Giorgio, Ettore, Luigi e Domenico sulla riva erano increduli. Spensero il sorriso e d’istinto, senza esitazioni, si buttarono in acqua.
La barca aveva urtato violentemente un palo che sosteneva lo scarico delle fogne cittadine, che sporgeva a pelo dell’acqua.
Il natante imbarcò subito acqua e in poco tempo affondò.
I ragazzi, con tutta la forza che avevano in corpo, raggiunsero il relitto e immediatamente i piccoli ancora in vita si aggrapparono a loro in cinque, sei per volta.
“Ma come faccio?

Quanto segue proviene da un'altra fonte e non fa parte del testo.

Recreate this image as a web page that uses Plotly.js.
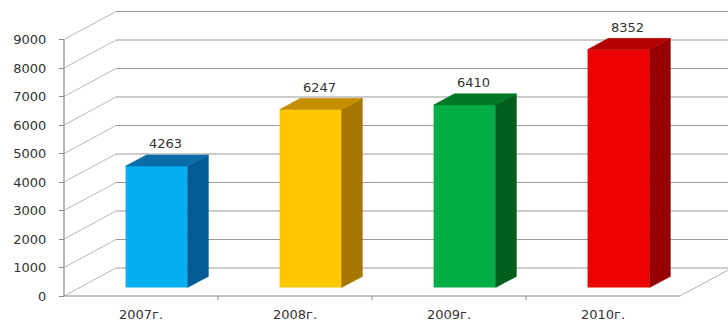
<!DOCTYPE html>
<html>
<head>
<meta charset="utf-8">
<script src="https://cdn.plot.ly/plotly-3.0.1.min.js"></script>
<style>html,body{margin:0;padding:0;background:#fff;}#chart{width:728px;height:323px;}</style>
</head>
<body>
<div id="chart"></div>
<script>
// ---- data ----
const categories = ['2007г.', '2008г.', '2009г.', '2010г.'];
const values = [4263, 6247, 6410, 8352];
const yTickValues = [0, 1000, 2000, 3000, 4000, 5000, 6000, 7000, 8000, 9000];

// ---- styles ----
const frontColors = ['#05AEEE', '#FFC800', '#00AE45', '#EC0000'];
const topColors   = ['#0B6CA8', '#C58F00', '#007826', '#B30000'];
const sideColors  = ['#005C92', '#A67700', '#005F1C', '#960000'];

// ---- geometry (pixel-based oblique projection) ----
const W = 728, H = 323;
const M = {l: 50, r: 0, t: 0, b: 10};
const plotW = W - M.l - M.r, plotH = H - M.t - M.b;
const pxPerX = 154;          // px per category
const pxPerY = 0.0285;       // px per value unit
const frontLeftPx = 64;      // front axis pixel x
const frontZeroPx = 296;     // front zero pixel y
const depthPxX = 52, depthPxY = 28;
const DX = depthPxX / pxPerX;
const DY = depthPxY / pxPerY;
const f0 = 0.30, f1 = 0.70;  // bar front / back depth fractions
const barW = 62 / pxPerX;

const xMin = -0.5 - (frontLeftPx - M.l) / pxPerX;
const xMax = -0.5 + (W - M.r - frontLeftPx) / pxPerX;
const yMin = -(M.t + plotH - frontZeroPx) / pxPerY;
const yMax = (frontZeroPx - M.t) / pxPerY;

const n = categories.length;
const xFront0 = -0.5, xFront1 = n - 0.5;
const yTop = yTickValues[yTickValues.length - 1];

const shapes = [];
function seg(x0, y0, x1, y1, color, width, dash) {
  shapes.push({type: 'line', xref: 'x', yref: 'y', x0, y0, x1, y1, layer: 'below',
    line: {color, width, dash: dash || 'solid'}});
}
yTickValues.forEach(v => {
  seg(xFront0 + DX, v + DY, xFront1 + DX, v + DY, '#9a9a9a', 1.2);
  seg(xFront0, v, xFront0 + DX, v + DY, '#b8b8b8', 1);
});
seg(xFront0, 0, xFront0, yTop, '#8a8a8a', 1.2);
seg(xFront0, 0, xFront1, 0, '#8a8a8a', 1.2);
seg(xFront1, 0, xFront1 + DX, DY, '#b0b0b0', 1);
for (let i = 0; i < n - 1; i++) seg(i + 0.5, 0, i + 0.5, -4 / pxPerY, '#8a8a8a', 1);

const traces = [];
const base0 = f0 * DY;
const fx = (f1 - f0) * DX, fy = (f1 - f0) * DY;
const centers = categories.map((c, i) => i + f0 * DX);

traces.push({
  type: 'bar', x: centers, y: values, base: values.map(() => base0), width: barW,
  marker: {color: frontColors, line: {width: 0}}, hoverinfo: 'skip', showlegend: false
});
values.forEach((v, i) => {
  const xL = centers[i] - barW / 2, xR = centers[i] + barW / 2;
  const yT = v + base0;
  traces.push({type: 'scatter', mode: 'lines', fill: 'toself', fillcolor: sideColors[i],
    x: [xR, xR, xR + fx, xR + fx, xR], y: [base0, yT, yT + fy, base0 + fy, base0],
    line: {color: sideColors[i], width: 0.5}, hoverinfo: 'skip', showlegend: false});
  traces.push({type: 'scatter', mode: 'lines', fill: 'toself', fillcolor: topColors[i],
    x: [xL, xR, xR + fx, xL + fx, xL], y: [yT, yT, yT + fy, yT + fy, yT],
    line: {color: topColors[i], width: 0.5}, hoverinfo: 'skip', showlegend: false});
});

const annotations = values.map((v, i) => ({
  x: centers[i] + 0.06, y: v + base0 + fy, xref: 'x', yref: 'y', text: String(v),
  showarrow: false, yanchor: 'middle', xanchor: 'center', yshift: 11,
  font: {family: 'DejaVu Sans', size: 13, color: '#333'}
}));

const tickFont = {family: 'DejaVu Sans', size: 13, color: '#333'};
const layout = {
  width: W, height: H, margin: M, paper_bgcolor: '#fff', plot_bgcolor: '#fff',
  showlegend: false, shapes, annotations,
  xaxis: {range: [xMin, xMax], anchor: 'free', position: (M.t + plotH - frontZeroPx) / plotH,
    tickmode: 'array', tickvals: categories.map((c, i) => i), ticktext: categories,
    ticks: '', showgrid: false, zeroline: false, showline: false, automargin: false,
    ticklabelstandoff: 9, tickfont: tickFont, fixedrange: true},
  yaxis: {range: [yMin, yMax], anchor: 'free', position: (frontLeftPx - M.l) / plotW,
    tickmode: 'array', tickvals: yTickValues, ticks: 'outside', ticklen: 5,
    tickcolor: '#8a8a8a', tickwidth: 1, showgrid: false, zeroline: false, showline: false,
    automargin: false, ticklabelstandoff: 10, tickfont: tickFont, fixedrange: true}
};
Plotly.newPlot('chart', traces, layout, {staticPlot: true, displayModeBar: false});
</script>
</body>
</html>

Non posso riuscire a portarne in salvo così tanti in una volta sola.
Ehi piccolini, ne porto uno per volta, va bene? Torno subito. Vuoi aspettatemi qui, ma muovetevi, non state fermi! Muovetevi e io in poco tempo arrivo e vi porto tutti sulla riva.
Chi prendo per primo? Già … Chi prendo per primo? E se è l’unico che riesco a salvare? E se non ho più forze per tornare indietro? Come faccio? Ce la devo fare!”
Cominciò così per i quattro giovani un estenuante e valoroso salvataggio, fatto di viaggi avanti e indietro per portare più bambini possibile in salvo sulla riva.
Nel frattempo le voci della tragedia in corso arrivarono alle vie cittadine e ognuno interruppe la propria attività per correre al mare e soccorrere i piccoli.
Albenga rispose alla tragedia aprendo il cuore e tutti si prodigarono come poterono per contribuire al salvataggio.
Dopo i quattro ragazzi, altri si tuffarono per raggiungere i bambini. Anche le ambulanze della Croce Bianca e gli automezzi dei Vigili del fuoco arrivarono sulla riva per portare il loro contributo.
Si salvarono 38 bambini. Per gli altri 43 e 3 educatrici, non ci fu nulla da fare.
“Erano là, ritti, vicini vicini, tutti stipati sul barcone solo un momento prima; tanti berrettini bianchi che cantavano felici, e ora, sott’acqua, aprivo gli occhi e vedevo quegli stessi berrettini bianchi, a grappoli, adagiati, che punteggiavano il fondale marino, avvinti l’uno all’altro, oppure alle vesti della loro assistente, in un ultimo disperato tentativo di salvezza… Non dimenticherò più”. (dal sito crocebianca.it)
Sulla spiaggia in Regione Burrone, proprio davanti al tratto di mare in cui si consumò la tragedia, oggi c’è un monumento a ricordo di una tristissima pagina di storia italiana e della grande e calorosa partecipazione degli albenganesi.
Questa triste storia mi fu raccontata molti anni fa da uno degli eroici soccorritori, che oggi purtroppo non c’è più e che ricordo con affetto.